In the past, I've been deliberately provocative in calling this one of the great films about marriage, but I've been married long enough to state this with some authority, and each new viewing assures me this is not really too extreme an exaggeration. Every marriage is challenged by the growth of the individuals within it, and any enduring marriage must learn to stretch, to accomodate, to forgive each partner's faults and needs and aspirations.
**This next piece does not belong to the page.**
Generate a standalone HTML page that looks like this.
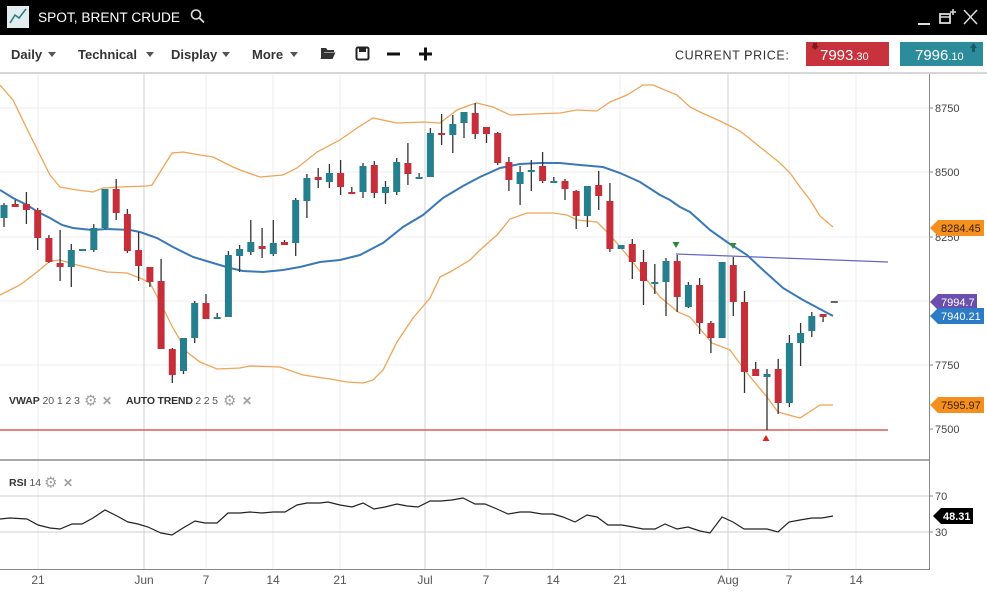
<!DOCTYPE html>
<html><head><meta charset="utf-8"><style>
html,body{margin:0;padding:0;background:#fff;width:987px;height:597px;overflow:hidden}
svg{display:block}
text{font-family:"Liberation Sans",sans-serif}
</style></head><body>
<svg width="987" height="597" viewBox="0 0 987 597" xmlns="http://www.w3.org/2000/svg">
<!-- header -->
<rect x="0" y="0" width="987" height="35" fill="#000"/>
<rect x="7" y="6" width="22" height="22" fill="#e4eded"/>
<polyline points="10,23 15,15 19,18 26,9" fill="none" stroke="#2a7f8e" stroke-width="1.6"/>
<text x="38" y="22" font-size="13.5" fill="#fff" textLength="142" lengthAdjust="spacingAndGlyphs">SPOT, BRENT CRUDE</text>
<circle cx="196" cy="14.5" r="4.5" fill="none" stroke="#ddd" stroke-width="1.6"/>
<line x1="199.5" y1="18" x2="204" y2="22.5" stroke="#ddd" stroke-width="1.8"/>
<line x1="918" y1="24" x2="930" y2="24" stroke="#ddd" stroke-width="2"/>
<rect x="940" y="14" width="10" height="9" fill="none" stroke="#ddd" stroke-width="1.8"/>
<line x1="940" y1="17" x2="950" y2="17" stroke="#ddd" stroke-width="1.5"/>
<path d="M953 9V15M950 12H956" stroke="#ddd" stroke-width="1.5"/>
<path d="M964 10L977 24M977 10L964 24" stroke="#ddd" stroke-width="1.5"/>
<!-- toolbar -->
<g font-size="13" font-weight="bold" fill="#333">
<text x="11" y="59">Daily</text>
<text x="78" y="59">Technical</text>
<text x="171" y="59">Display</text>
<text x="252" y="59">More</text>
</g>
<g fill="#555">
<path d="M48 52h8l-4 5z"/><path d="M146 52h8l-4 5z"/><path d="M222 52h8l-4 5z"/><path d="M290 52h8l-4 5z"/>
</g>
<path d="M321 48h5l1.5 2h6.5v2h-10l-3 7z" fill="#333"/>
<path d="M323.5 52.5h12l-3 6.5h-12z" fill="#333"/>
<rect x="356.5" y="47.5" width="12" height="12" rx="1.5" fill="none" stroke="#222" stroke-width="2"/>
<rect x="359" y="48" width="7" height="4" fill="#222"/>
<rect x="387" y="52.5" width="13" height="3" fill="#111"/>
<rect x="419" y="52.5" width="13" height="3" fill="#111"/>
<rect x="424" y="47.5" width="3" height="13" fill="#111"/>
<text x="675" y="59.5" font-size="12.5" fill="#333" letter-spacing="0.6">CURRENT PRICE:</text>
<rect x="806" y="42" width="83" height="24" fill="#c8323c"/>
<path d="M813 43h4v3h2l-4 4l-4-4h2z" fill="#7e1a20"/>
<text x="820" y="60" font-size="15" fill="#fff">7993<tspan font-size="11">.30</tspan></text>
<rect x="900" y="42" width="83" height="24" fill="#2c8c9c"/>
<path d="M972 52h3v-4h2l-3.5-5l-3.5 5h2z" fill="#1a5a66"/>
<text x="915" y="60" font-size="15" fill="#fff">7996<tspan font-size="11">.10</tspan></text>
<line x1="0" y1="73" x2="987" y2="73" stroke="#c8c8c8" stroke-width="1.5"/>

<!-- grid -->
<g stroke="#ececec" stroke-width="1">
<path d="M0 108H929M0 172H929M0 237H929M0 301H929M0 365H929"/>
<path d="M38 74V569M206 74V569M273 74V569M340 74V569M486 74V569M553 74V569M620 74V569M789 74V569M856 74V569"/>
</g>
<path d="M144 74V569M425 74V569M728 74V569" stroke="#d2d2d2" stroke-width="1"/>
<path d="M0 496H929M0 532H929" stroke="#cfcfcf" stroke-width="1"/>

<!-- bands -->
<polyline fill="none" stroke="#f0a456" stroke-width="1.3" points="0,85 13,100 30,135 50,175 60,187 77,190 93,192 103,188 120,187 147,186 152,185 172,153 183,152 200,155 213,157 233,167 240,170 260,177 283,175 297,168 317,152 340,140 357,128 373,118 397,123 423,122 440,123 457,110 470,105 477,103 493,107 510,115 533,114 560,113 577,110 597,111 610,102 627,95 643,85 653,85 677,95 690,107 700,112 720,121 740,131 760,147 780,163 790,173 800,187 810,200 820,216 833,227"/>
<polyline fill="none" stroke="#f0a456" stroke-width="1.3" points="0,295 20,285 37,272 50,261 60,260 77,265 107,272 127,273 140,278 150,283 160,302 173,328 187,352 200,362 217,369 240,368 250,366 280,367 303,375 330,379 347,382 363,383 373,380 383,370 397,342 413,318 430,298 440,277 450,272 470,260 480,250 497,235 510,219 527,213 553,213 567,215 577,220 597,222 610,235 627,255 643,275 660,297 678,312 690,317 712,343 730,350 747,373 767,397 778,412 800,418 820,405 833,405"/>
<polyline fill="none" stroke="#3a78b8" stroke-width="2" points="0,190 13,198 27,205 38,212 50,218 62,225 73,228 92,230 107,229 130,230 140,232 157,238 173,247 193,257 213,263 230,268 243,271 263,272 283,270 300,267 320,262 340,260 360,255 383,243 403,227 423,215 443,198 463,186 480,177 500,168 520,164 540,163 560,163 580,165 603,167 620,173 640,182 660,195 670,200 680,207 690,212 700,221 710,230 727,242 747,255 763,270 783,288 803,300 833,316"/>

<!-- lines -->
<line x1="0" y1="430" x2="888" y2="430" stroke="#e05a5a" stroke-width="1.6"/>
<line x1="676" y1="254" x2="888" y2="262" stroke="#6666c4" stroke-width="1.3"/>

<!-- wicks -->
<path stroke="#333" stroke-width="1.3" fill="none" d="M4 203V227 M15.2 200V207 M26.4 192V224 M37.7 208V250 M48.9 235V263 M60.1 230V281 M71.3 244V287 M93.8 224V252 M105 189V229 M116.2 179V220 M127.4 209V253 M138.6 232V281 M149.9 267V287 M161.1 259V349 M172.3 348V383 M183.5 338V374 M194.7 301V343 M206 294V319 M217.2 313V319 M228.4 251V317 M239.6 245V272 M250.8 220V255 M262.1 228V258 M273.3 220V256 M284.5 240V245 M295.7 198V256 M306.9 174V218 M318.2 168V188 M329.4 164V188 M340.6 160V195 M351.8 187V194 M363 163V198 M374.3 161V198 M385.5 181V204 M396.7 158V195 M407.9 143V185 M419.1 173V179 M430.4 128V177 M441.6 114V145 M452.8 115V153 M464 112V138 M475.2 103V139 M486.5 127V143 M497.7 132V165 M508.9 157V191 M520.1 166V205 M531.3 160V191 M542.6 152V183 M553.8 177V183 M565 179V200 M576.2 190V229 M587.4 186V227 M598.7 171V210 M609.9 183V252 M632.3 239V279 M643.5 250V305 M654.8 264V294 M666 258V316 M677.2 255V312 M688.4 282V308 M699.6 278V334 M710.9 321V353 M733.3 257V316 M744.5 291V393 M755.7 362V376 M767 369V430 M778.2 359V414 M789.4 335V407 M800.6 323V366 M811.8 312V337 M823.1 314V322"/>
<line x1="830.8" y1="302" x2="837.8" y2="302" stroke="#333" stroke-width="1.5"/>

<!-- teal bodies -->
<g fill="#267f8e">
<rect x="0.5" y="205" width="7" height="13"/>
<rect x="67.8" y="250" width="7" height="17"/>
<rect x="79" y="249" width="7" height="2"/>
<rect x="90.3" y="228" width="7" height="22"/>
<rect x="101.5" y="189" width="7" height="39"/>
<rect x="180" y="338" width="7" height="33"/>
<rect x="191.2" y="303" width="7" height="35"/>
<rect x="213.7" y="317" width="7" height="2"/>
<rect x="224.9" y="255" width="7" height="62"/>
<rect x="236.1" y="249" width="7" height="7"/>
<rect x="247.3" y="242" width="7" height="10"/>
<rect x="269.8" y="243" width="7" height="11"/>
<rect x="292.2" y="200" width="7" height="43"/>
<rect x="303.4" y="178" width="7" height="23"/>
<rect x="325.9" y="173" width="7" height="9"/>
<rect x="359.5" y="166" width="7" height="26"/>
<rect x="382" y="187" width="7" height="6"/>
<rect x="393.2" y="162" width="7" height="30"/>
<rect x="415.6" y="177" width="7" height="2"/>
<rect x="426.9" y="133" width="7" height="44"/>
<rect x="449.3" y="124" width="7" height="11"/>
<rect x="460.5" y="112" width="7" height="11"/>
<rect x="516.6" y="172" width="7" height="12"/>
<rect x="527.8" y="170" width="7" height="2"/>
<rect x="550.3" y="181" width="7" height="2"/>
<rect x="583.9" y="186" width="7" height="30"/>
<rect x="617.6" y="245" width="7" height="4"/>
<rect x="651.3" y="282" width="7" height="2"/>
<rect x="662.5" y="261" width="7" height="21"/>
<rect x="684.9" y="285" width="7" height="22"/>
<rect x="718.6" y="262" width="7" height="76"/>
<rect x="763.5" y="374" width="7" height="3"/>
<rect x="785.9" y="343" width="7" height="60"/>
<rect x="797.1" y="333" width="7" height="10"/>
<rect x="808.3" y="316" width="7" height="15"/>
</g>
<!-- red bodies -->
<g fill="#c62f3a">
<rect x="11.7" y="204" width="7" height="3"/>
<rect x="22.9" y="204" width="7" height="6"/>
<rect x="34.2" y="210" width="7" height="28"/>
<rect x="45.4" y="238" width="7" height="24"/>
<rect x="56.6" y="263" width="7" height="4"/>
<rect x="112.7" y="189" width="7" height="24"/>
<rect x="123.9" y="214" width="7" height="37"/>
<rect x="135.1" y="250" width="7" height="16"/>
<rect x="146.4" y="267" width="7" height="15"/>
<rect x="157.6" y="281" width="7" height="68"/>
<rect x="168.8" y="349" width="7" height="26"/>
<rect x="202.5" y="303" width="7" height="16"/>
<rect x="258.6" y="246" width="7" height="3"/>
<rect x="281" y="242" width="7" height="3"/>
<rect x="314.7" y="177" width="7" height="3"/>
<rect x="337.1" y="173" width="7" height="14"/>
<rect x="348.3" y="192" width="7" height="2"/>
<rect x="370.8" y="165" width="7" height="28"/>
<rect x="404.4" y="163" width="7" height="11"/>
<rect x="438.1" y="133" width="7" height="2"/>
<rect x="471.7" y="113" width="7" height="21"/>
<rect x="483" y="127" width="7" height="7"/>
<rect x="494.2" y="133" width="7" height="30"/>
<rect x="505.4" y="162" width="7" height="18"/>
<rect x="539.1" y="166" width="7" height="15"/>
<rect x="561.5" y="181" width="7" height="8"/>
<rect x="572.7" y="191" width="7" height="25"/>
<rect x="595.2" y="185" width="7" height="11"/>
<rect x="606.4" y="201" width="7" height="48"/>
<rect x="628.8" y="244" width="7" height="18"/>
<rect x="640" y="262" width="7" height="19"/>
<rect x="673.7" y="261" width="7" height="36"/>
<rect x="696.1" y="285" width="7" height="38"/>
<rect x="707.4" y="323" width="7" height="15"/>
<rect x="729.8" y="265" width="7" height="37"/>
<rect x="741" y="302" width="7" height="70"/>
<rect x="752.2" y="369" width="7" height="7"/>
<rect x="774.7" y="369" width="7" height="34"/>
<rect x="819.6" y="314" width="7" height="3"/>
</g>

<!-- markers -->
<path d="M672.5 242h7l-3.5 6z" fill="#2a8a3a"/>
<path d="M729.5 243h7l-3.5 6z" fill="#2a8a3a"/>
<path d="M762.5 441h7l-3.5-6z" fill="#e02020"/>

<!-- legends -->
<text x="9" y="404" font-size="10.5" fill="#333" textLength="71" lengthAdjust="spacing"><tspan font-weight="bold">VWAP</tspan><tspan fill="#555"> 20 1 2 3</tspan></text>
<text x="84" y="405.5" font-size="15" fill="#a0a0a0" font-family="DejaVu Sans">⚙</text>
<text x="102" y="405" font-size="12" fill="#a0a0a0" font-family="DejaVu Sans" font-weight="bold">✕</text>
<text x="126" y="404" font-size="10.5" fill="#333" textLength="92" lengthAdjust="spacing"><tspan font-weight="bold">AUTO TREND</tspan><tspan fill="#555"> 2 2 5</tspan></text>
<text x="223" y="405.5" font-size="15" fill="#a0a0a0" font-family="DejaVu Sans">⚙</text>
<text x="242" y="405" font-size="12" fill="#a0a0a0" font-family="DejaVu Sans" font-weight="bold">✕</text>
<text x="9" y="486" font-size="10.5" fill="#333"><tspan font-weight="bold">RSI</tspan><tspan fill="#555"> 14</tspan></text>
<text x="44" y="487.5" font-size="15" fill="#a0a0a0" font-family="DejaVu Sans">⚙</text>
<text x="63" y="487" font-size="12" fill="#a0a0a0" font-family="DejaVu Sans" font-weight="bold">✕</text>

<!-- RSI -->
<polyline fill="none" stroke="#222" stroke-width="1.2" points="0,519 10,518 27,519 38,525 50,528 60,529 72,524 82,524 93,518 105,510 117,516 128,522 138,524 148,527 161,533 172,535 183,528 195,521 205,523 217,523 228,513 240,513 250,512 262,513 273,512 285,512 297,505 307,503 320,503 328,502 340,505 352,507 363,503 374,509 385,507 397,504 407,506 418,507 430,501 441,501 452,500 463,498 475,504 485,504 497,509 508,514 520,512 530,512 542,514 553,514 563,517 575,522 587,515 597,517 608,525 622,525 633,527 643,529 655,529 665,524 677,529 688,527 700,531 710,533 722,517 733,522 744,529 755,529 767,529 778,532 789,522 800,520 812,518 822,518 833,516"/>

<!-- axes -->
<line x1="0" y1="460" x2="930" y2="460" stroke="#a8a8a8" stroke-width="2"/>
<line x1="929.5" y1="74" x2="929.5" y2="570" stroke="#888" stroke-width="1"/>
<line x1="0" y1="569.5" x2="930" y2="569.5" stroke="#888" stroke-width="1"/>
<path d="M929 108h4M929 172h4M929 237h4M929 365h4M929 429h4M929 496h4M929 532h4" stroke="#888"/>
<g font-size="11" fill="#444">
<text x="935" y="112">8750</text>
<text x="935" y="176">8500</text>
<text x="935" y="241">8250</text>
<text x="935" y="369">7750</text>
<text x="935" y="433">7500</text>
<text x="935" y="500">70</text>
<text x="935" y="536">30</text>
</g>
<!-- tags -->
<path d="M930 228l8-8h46v16h-46z" fill="#f5901e"/>
<text x="941" y="232" font-size="11" fill="#3a2000">8284.45</text>
<path d="M930 302l8-8h39v16h-39z" fill="#6b4fae"/>
<text x="941" y="306" font-size="11" fill="#fff">7994.7</text>
<path d="M930 316l8-8h46v16h-46z" fill="#2b7cc4"/>
<text x="941" y="320" font-size="11" fill="#fff">7940.21</text>
<path d="M930 405l8-8h46v16h-46z" fill="#f5901e"/>
<text x="941" y="409" font-size="11" fill="#3a2000">7595.97</text>
<path d="M933 516l8-8h32v16h-32z" fill="#000"/>
<text x="943" y="520" font-size="11" font-weight="bold" fill="#fff">48.31</text>

<!-- x labels -->
<g font-size="12" fill="#555" text-anchor="middle">
<text x="38" y="584">21</text>
<text x="144" y="584">Jun</text>
<text x="206" y="584">7</text>
<text x="273" y="584">14</text>
<text x="340" y="584">21</text>
<text x="425" y="584">Jul</text>
<text x="486" y="584">7</text>
<text x="553" y="584">14</text>
<text x="620" y="584">21</text>
<text x="728" y="584">Aug</text>
<text x="789" y="584">7</text>
<text x="856" y="584">14</text>
</g>
</svg>
</body></html>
The more passionate the marriage, the more screaming is likely ensue, and Mark and Anna's connection is so passionate that they can only end one argument by cutting themselves with an electric knife. (Possessed with restored calm, they agree it doesn't hurt as much as everything else they're feeling.) The goal is to survive the pain, the uncertainty and the horror of our humanity for the right to die as a spiritual couple, which Mark and Anna somehow do, miserably yet triumphantly, leaving their strange-eyed representatives behind them to withstand another apocalypse in the generational war between the sexes -- if they should ever dare to open the door that separates them. (The film is set in Berlin, and wall stands directly outside Anna's pièd-a-terreur on Sebastianstrasse.) Adjani is formidable, giving one of the genre's greatest female performances, and perhaps its most incendiary; Neill is fascinating, nearly as mad as she; and Bennent is strangely endearing, hatefully self-conscious in his artistry of eros and self-defense, but when he admits to being as lost in this firestorm of marriage as we are, we hug his repugnance to us like a life buoy.
Viewed on Turner Classic Movies (in its restored Euro version, again disappointingly missing the shot of two alien eyes staring up from the gooey palms of Adjani's hands, in the wake of her subway "miscarriage," so far included only in the original US release).